Pinotage — A Proudly South African Grape
Pinotage is South Africa’s own: a cross between Pinot Noir and Cinsaut (then known locally as Hermitage) created by Professor Abraham Perold at Stellenbosch University in 1925. For much of the twentieth century, its reputation was mixed — too often producing wines of harsh tannin, artificial flavour (the notorious acetone note), and a rustic character that was unforgivable by international standards. But the best modern Pinotage — and Kanonkop’s single-varietal bottling is the definitive example — is a revelation: dark-fruited, complex, spiced, and serious.
The turnaround in Pinotage’s fortunes tracks precisely with the quality revolution in South African wine more broadly. Better site selection, lower yields, careful oak management, and a generation of winemakers who have travelled and trained internationally have transformed Pinotage from an embarrassment into an ambassador. It may never challenge Cabernet for global prestige, but it occupies a unique and valuable position as a wine that exists nowhere else on earth.
The Chenin Blanc Revolution
South Africa harbours a secret that the wine world is only slowly discovering: it has more old-vine Chenin Blanc than any other country on earth, including France, where the grape originates. These vines — planted in the 1960s and 1970s when Chenin Blanc (locally called Steen) was the workhorse white of the Cape’s bulk wine industry — have survived the industry’s transformation because no one found it economically worthwhile to uproot them. Now, producers like Ken Forrester, Raats Family Wines, and Beaumont are vinifying these ancient vines with the care and ambition they deserve, producing Chenin Blanc of staggering complexity: mineral, waxy, textured, with extraordinary acid freshness and the potential to age for decades. The finest examples — Ken Forrester FMC, Raats Original — rival the great Vouvrays and Savennières of the Loire Valley in everything but the label.
The Estates Worth Knowing and a New Generation
Groot Constantia, founded in 1685 on the slopes above the Cape of Good Hope, is not merely a wine estate but a monument to three centuries of South African history. Its Gouverneurs Reserve is a serious wine; its cellars are a living museum. Vergelegen, established by Cape Governor Willem Adriaan van der Stel in 1700, is one of the most beautiful wine estates in the world, its camphor trees planted three centuries ago shading lawns that visitors walk today while tasting wines of real ambition from winemaker André van Rensburg.

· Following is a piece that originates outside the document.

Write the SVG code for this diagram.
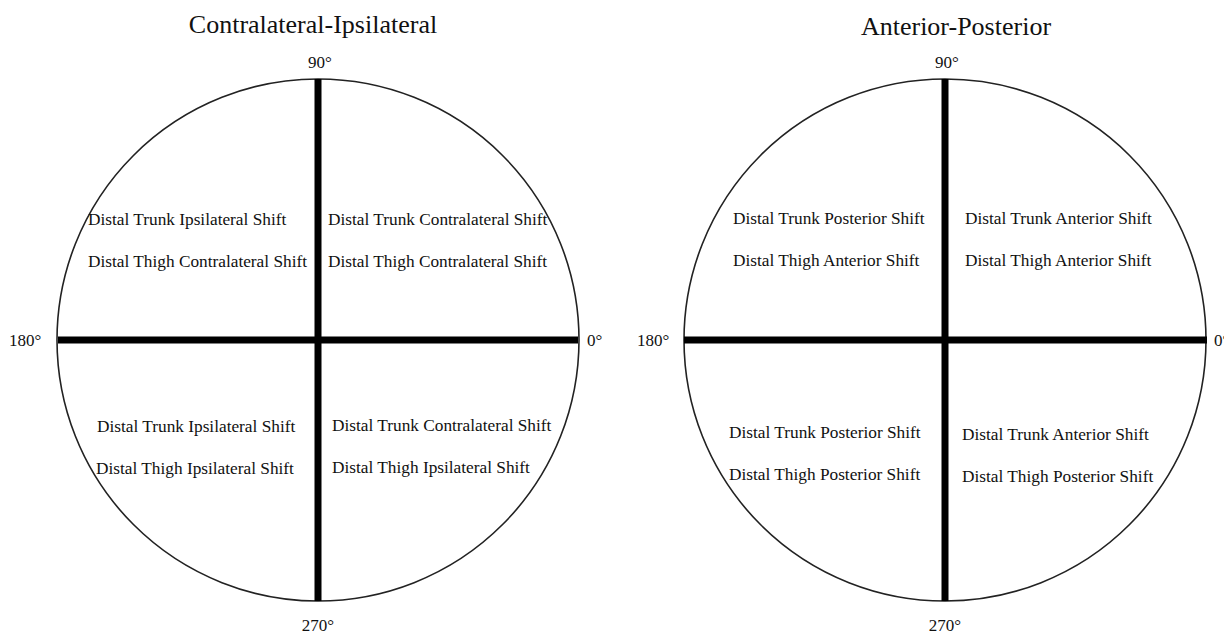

The new generation of Stellenbosch producers is as exciting as any in the world. Polkadraai Hills, Raats, and a handful of smaller estates are pushing the region’s boundaries with fresh eyes, lower intervention in the cellar, and a determination to express the specific character of each vineyard block rather than producing a homogeneous, marketable house style. These are the wines to seek for an indication of where Stellenbosch is heading — toward terroir-specificity, lower alcohol, and the kind of intellectual seriousness that only comes with confidence.